• _What is expected_
Copy out the listing in full, exactly as written, but not its pictures.

• _Dataset extract_
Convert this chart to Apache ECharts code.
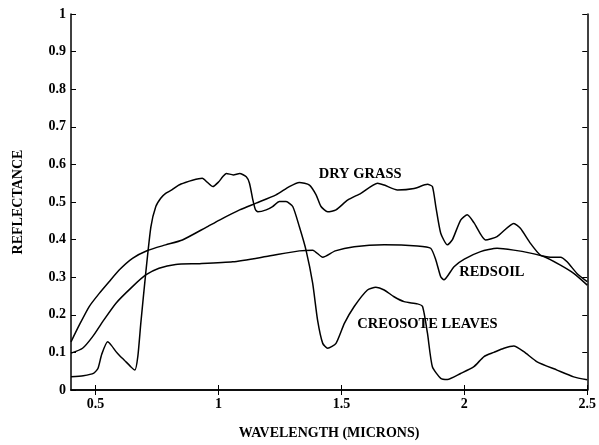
<!DOCTYPE html>
<html>
<head>
<meta charset="utf-8">
<script src="https://cdn.jsdelivr.net/npm/echarts@6/dist/echarts.min.js"></script>
<style>
  html, body { margin: 0; padding: 0; background: #fff; }
  #chart { width: 599px; height: 445px; }
</style>
</head>
<body>
<div id="chart"></div>
<script>
// Spectral reflectance curves, wavelength in microns
const creosoteWl = [0.40, 0.45, 0.493, 0.51, 0.525, 0.549, 0.565, 0.583, 0.60, 0.616, 0.643, 0.66, 0.672, 0.684, 0.704, 0.725, 0.745, 0.765, 0.785, 0.81, 0.838, 0.865, 0.894, 0.934, 0.955, 0.977, 1.00, 1.017, 1.032, 1.06, 1.086, 1.113, 1.126, 1.14, 1.15, 1.16, 1.194, 1.22, 1.248, 1.275, 1.302, 1.329, 1.356, 1.383, 1.403, 1.424, 1.444, 1.478, 1.512, 1.552, 1.606, 1.64, 1.674, 1.714, 1.755, 1.809, 1.83, 1.85, 1.87, 1.904, 1.931, 1.985, 2.039, 2.08, 2.12, 2.161, 2.201, 2.242, 2.296, 2.377, 2.445, 2.50];
const creosoteR  = [0.035, 0.038, 0.045, 0.058, 0.095, 0.128, 0.118, 0.102, 0.090, 0.080, 0.062, 0.053, 0.090, 0.178, 0.311, 0.434, 0.488, 0.510, 0.523, 0.532, 0.545, 0.552, 0.558, 0.563, 0.552, 0.541, 0.553, 0.567, 0.576, 0.572, 0.576, 0.567, 0.550, 0.505, 0.480, 0.474, 0.479, 0.488, 0.501, 0.501, 0.488, 0.434, 0.372, 0.284, 0.186, 0.124, 0.111, 0.124, 0.177, 0.222, 0.266, 0.273, 0.266, 0.248, 0.235, 0.229, 0.222, 0.151, 0.062, 0.031, 0.028, 0.044, 0.062, 0.089, 0.100, 0.111, 0.117, 0.102, 0.075, 0.053, 0.035, 0.027];

const dryGrassWl = [0.40, 0.434, 0.474, 0.515, 0.555, 0.596, 0.65, 0.711, 0.785, 0.853, 0.948, 1.004, 1.086, 1.153, 1.234, 1.288, 1.329, 1.37, 1.397, 1.417, 1.444, 1.478, 1.525, 1.579, 1.647, 1.674, 1.728, 1.796, 1.85, 1.87, 1.884, 1.904, 1.931, 1.951, 1.985, 2.012, 2.039, 2.086, 2.133, 2.201, 2.228, 2.269, 2.309, 2.35, 2.391, 2.418, 2.458, 2.50];
const dryGrassR  = [0.128, 0.173, 0.222, 0.257, 0.288, 0.319, 0.350, 0.371, 0.386, 0.399, 0.432, 0.452, 0.479, 0.497, 0.519, 0.541, 0.552, 0.545, 0.519, 0.488, 0.474, 0.479, 0.505, 0.523, 0.550, 0.545, 0.532, 0.536, 0.547, 0.541, 0.488, 0.417, 0.386, 0.399, 0.452, 0.466, 0.445, 0.399, 0.408, 0.443, 0.430, 0.390, 0.359, 0.353, 0.353, 0.341, 0.310, 0.288];

const redsoilWl = [0.40, 0.447, 0.488, 0.529, 0.583, 0.65, 0.704, 0.758, 0.826, 0.923, 1.058, 1.194, 1.329, 1.383, 1.424, 1.475, 1.552, 1.674, 1.809, 1.863, 1.884, 1.904, 1.917, 1.958, 2.0, 2.066, 2.133, 2.201, 2.269, 2.323, 2.391, 2.445, 2.50];
const redsoilR  = [0.098, 0.111, 0.142, 0.182, 0.231, 0.275, 0.306, 0.324, 0.334, 0.336, 0.341, 0.355, 0.370, 0.372, 0.353, 0.370, 0.381, 0.386, 0.383, 0.377, 0.346, 0.301, 0.293, 0.328, 0.348, 0.368, 0.377, 0.372, 0.364, 0.355, 0.332, 0.310, 0.279];

// Curve captions and where they sit
const captionText = ['DRY GRASS', 'REDSOIL', 'CREOSOTE LEAVES'];
const captionWl   = [1.576, 2.112, 1.85];
const captionR    = [0.574, 0.314, 0.176];

const xTicks = [0.5, 1, 1.5, 2, 2.5];

const zip = (xs, ys) => xs.map((x, i) => [x, ys[i]]);

const font = 'Liberation Serif, Times New Roman, serif';
const ink = '#000';
const fontSize = 14;

const lineStyle = { color: ink, width: 1.5, opacity: 1 };
const curve = (name, xs, ys) => ({
  name, type: 'line', data: zip(xs, ys), showSymbol: false, symbol: 'none',
  smooth: 0.2, lineStyle, silent: true, animation: false
});

const frameAxis = {
  axisLine: { show: true, lineStyle: { color: ink, width: 1.5 } },
  splitLine: { show: false }
};

const chart = echarts.init(document.getElementById('chart'), null, { renderer: 'canvas' });
chart.setOption({
  animation: false,
  backgroundColor: '#fff',
  grid: { left: 71, right: 10, top: 14, bottom: 55, containLabel: false },
  xAxis: [{
    type: 'value', min: 0.4, max: 2.5, position: 'bottom',
    name: 'WAVELENGTH (MICRONS)', nameLocation: 'middle', nameGap: 36,
    nameTextStyle: { fontFamily: font, fontWeight: 'bold', fontSize: fontSize, color: ink },
    axisLine: { show: true, onZero: false, lineStyle: { color: ink, width: 1.5 } },
    axisTick: { show: true, inside: true, length: 5, customValues: xTicks, lineStyle: { color: ink } },
    axisLabel: { customValues: xTicks, margin: 7, fontFamily: font, fontWeight: 'bold', fontSize: fontSize, color: ink },
    splitLine: { show: false }
  }, Object.assign({
    type: 'value', min: 0.4, max: 2.5, position: 'top',
    axisTick: { show: true, inside: true, length: 5, customValues: xTicks, lineStyle: { color: ink } },
    axisLabel: { show: false }
  }, frameAxis)],
  yAxis: [{
    type: 'value', min: 0, max: 1, interval: 0.1, position: 'left',
    name: 'REFLECTANCE', nameLocation: 'middle', nameGap: 46, nameRotate: 90,
    nameTextStyle: { fontFamily: font, fontWeight: 'bold', fontSize: fontSize, color: ink },
    axisLine: { show: true, onZero: false, lineStyle: { color: ink, width: 1.5 } },
    axisTick: { show: true, inside: true, length: 5, lineStyle: { color: ink } },
    axisLabel: { margin: 5, fontFamily: font, fontWeight: 'bold', fontSize: fontSize, color: ink },
    splitLine: { show: false }
  }, Object.assign({
    type: 'value', min: 0, max: 1, interval: 0.1, position: 'right',
    axisTick: { show: true, inside: true, length: 5, lineStyle: { color: ink } },
    axisLabel: { show: false }
  }, frameAxis)],
  series: [
    curve('Creosote leaves', creosoteWl, creosoteR),
    curve('Dry grass', dryGrassWl, dryGrassR),
    curve('Redsoil', redsoilWl, redsoilR),
    {
      type: 'scatter', symbolSize: 0, silent: true, animation: false,
      itemStyle: { opacity: 1, color: ink },
      data: captionText.map((t, i) => ({ value: [captionWl[i], captionR[i]], name: t })),
      label: {
        show: true, position: 'inside', formatter: p => p.name, opacity: 1,
        fontFamily: font, fontWeight: 'bold', fontSize: 14.5, color: ink
      }
    }
  ]
});
</script>
</body>
</html>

• _Result for this task_
Convert this chart to Apache ECharts code.
<!DOCTYPE html>
<html>
<head>
<meta charset="utf-8">
<script src="https://cdn.jsdelivr.net/npm/echarts@6/dist/echarts.min.js"></script>
<style>
  html, body { margin: 0; padding: 0; background: #fff; }
  #chart { width: 599px; height: 445px; }
</style>
</head>
<body>
<div id="chart"></div>
<script>
// Spectral reflectance curves, wavelength in microns
const creosoteWl = [0.40, 0.45, 0.493, 0.51, 0.525, 0.549, 0.565, 0.583, 0.60, 0.616, 0.643, 0.66, 0.672, 0.684, 0.704, 0.725, 0.745, 0.765, 0.785, 0.81, 0.838, 0.865, 0.894, 0.934, 0.955, 0.977, 1.00, 1.017, 1.032, 1.06, 1.086, 1.113, 1.126, 1.14, 1.15, 1.16, 1.194, 1.22, 1.248, 1.275, 1.302, 1.329, 1.356, 1.383, 1.403, 1.424, 1.444, 1.478, 1.512, 1.552, 1.606, 1.64, 1.674, 1.714, 1.755, 1.809, 1.83, 1.85, 1.87, 1.904, 1.931, 1.985, 2.039, 2.08, 2.12, 2.161, 2.201, 2.242, 2.296, 2.377, 2.445, 2.50];
const creosoteR  = [0.035, 0.038, 0.045, 0.058, 0.095, 0.128, 0.118, 0.102, 0.090, 0.080, 0.062, 0.053, 0.090, 0.178, 0.311, 0.434, 0.488, 0.510, 0.523, 0.532, 0.545, 0.552, 0.558, 0.563, 0.552, 0.541, 0.553, 0.567, 0.576, 0.572, 0.576, 0.567, 0.550, 0.505, 0.480, 0.474, 0.479, 0.488, 0.501, 0.501, 0.488, 0.434, 0.372, 0.284, 0.186, 0.124, 0.111, 0.124, 0.177, 0.222, 0.266, 0.273, 0.266, 0.248, 0.235, 0.229, 0.222, 0.151, 0.062, 0.031, 0.028, 0.044, 0.062, 0.089, 0.100, 0.111, 0.117, 0.102, 0.075, 0.053, 0.035, 0.027];

const dryGrassWl = [0.40, 0.434, 0.474, 0.515, 0.555, 0.596, 0.65, 0.711, 0.785, 0.853, 0.948, 1.004, 1.086, 1.153, 1.234, 1.288, 1.329, 1.37, 1.397, 1.417, 1.444, 1.478, 1.525, 1.579, 1.647, 1.674, 1.728, 1.796, 1.85, 1.87, 1.884, 1.904, 1.931, 1.951, 1.985, 2.012, 2.039, 2.086, 2.133, 2.201, 2.228, 2.269, 2.309, 2.35, 2.391, 2.418, 2.458, 2.50];
const dryGrassR  = [0.128, 0.173, 0.222, 0.257, 0.288, 0.319, 0.350, 0.371, 0.386, 0.399, 0.432, 0.452, 0.479, 0.497, 0.519, 0.541, 0.552, 0.545, 0.519, 0.488, 0.474, 0.479, 0.505, 0.523, 0.550, 0.545, 0.532, 0.536, 0.547, 0.541, 0.488, 0.417, 0.386, 0.399, 0.452, 0.466, 0.445, 0.399, 0.408, 0.443, 0.430, 0.390, 0.359, 0.353, 0.353, 0.341, 0.310, 0.288];

const redsoilWl = [0.40, 0.447, 0.488, 0.529, 0.583, 0.65, 0.704, 0.758, 0.826, 0.923, 1.058, 1.194, 1.329, 1.383, 1.424, 1.475, 1.552, 1.674, 1.809, 1.863, 1.884, 1.904, 1.917, 1.958, 2.0, 2.066, 2.133, 2.201, 2.269, 2.323, 2.391, 2.445, 2.50];
const redsoilR  = [0.098, 0.111, 0.142, 0.182, 0.231, 0.275, 0.306, 0.324, 0.334, 0.336, 0.341, 0.355, 0.370, 0.372, 0.353, 0.370, 0.381, 0.386, 0.383, 0.377, 0.346, 0.301, 0.293, 0.328, 0.348, 0.368, 0.377, 0.372, 0.364, 0.355, 0.332, 0.310, 0.279];

// Curve captions and where they sit
const captionText = ['DRY GRASS', 'REDSOIL', 'CREOSOTE LEAVES'];
const captionWl   = [1.576, 2.112, 1.85];
const captionR    = [0.574, 0.314, 0.176];

const xTicks = [0.5, 1, 1.5, 2, 2.5];

const zip = (xs, ys) => xs.map((x, i) => [x, ys[i]]);

const font = 'Liberation Serif, Times New Roman, serif';
const ink = '#000';
const fontSize = 14;

const lineStyle = { color: ink, width: 1.5, opacity: 1 };
const curve = (name, xs, ys) => ({
  name, type: 'line', data: zip(xs, ys), showSymbol: false, symbol: 'none',
  smooth: 0.2, lineStyle, silent: true, animation: false
});

const frameAxis = {
  axisLine: { show: true, lineStyle: { color: ink, width: 1.5 } },
  splitLine: { show: false }
};

const chart = echarts.init(document.getElementById('chart'), null, { renderer: 'canvas' });
chart.setOption({
  animation: false,
  backgroundColor: '#fff',
  grid: { left: 71, right: 10, top: 14, bottom: 55, containLabel: false },
  xAxis: [{
    type: 'value', min: 0.4, max: 2.5, position: 'bottom',
    name: 'WAVELENGTH (MICRONS)', nameLocation: 'middle', nameGap: 36,
    nameTextStyle: { fontFamily: font, fontWeight: 'bold', fontSize: fontSize, color: ink },
    axisLine: { show: true, onZero: false, lineStyle: { color: ink, width: 1.5 } },
    axisTick: { show: true, inside: true, length: 5, customValues: xTicks, lineStyle: { color: ink } },
    axisLabel: { customValues: xTicks, margin: 7, fontFamily: font, fontWeight: 'bold', fontSize: fontSize, color: ink },
    splitLine: { show: false }
  }, Object.assign({
    type: 'value', min: 0.4, max: 2.5, position: 'top',
    axisTick: { show: true, inside: true, length: 5, customValues: xTicks, lineStyle: { color: ink } },
    axisLabel: { show: false }
  }, frameAxis)],
  yAxis: [{
    type: 'value', min: 0, max: 1, interval: 0.1, position: 'left',
    name: 'REFLECTANCE', nameLocation: 'middle', nameGap: 46, nameRotate: 90,
    nameTextStyle: { fontFamily: font, fontWeight: 'bold', fontSize: fontSize, color: ink },
    axisLine: { show: true, onZero: false, lineStyle: { color: ink, width: 1.5 } },
    axisTick: { show: true, inside: true, length: 5, lineStyle: { color: ink } },
    axisLabel: { margin: 5, fontFamily: font, fontWeight: 'bold', fontSize: fontSize, color: ink },
    splitLine: { show: false }
  }, Object.assign({
    type: 'value', min: 0, max: 1, interval: 0.1, position: 'right',
    axisTick: { show: true, inside: true, length: 5, lineStyle: { color: ink } },
    axisLabel: { show: false }
  }, frameAxis)],
  series: [
    curve('Creosote leaves', creosoteWl, creosoteR),
    curve('Dry grass', dryGrassWl, dryGrassR),
    curve('Redsoil', redsoilWl, redsoilR),
    {
      type: 'scatter', symbolSize: 0, silent: true, animation: false,
      itemStyle: { opacity: 1, color: ink },
      data: captionText.map((t, i) => ({ value: [captionWl[i], captionR[i]], name: t })),
      label: {
        show: true, position: 'inside', formatter: p => p.name, opacity: 1,
        fontFamily: font, fontWeight: 'bold', fontSize: 14.5, color: ink
      }
    }
  ]
});
</script>
</body>
</html>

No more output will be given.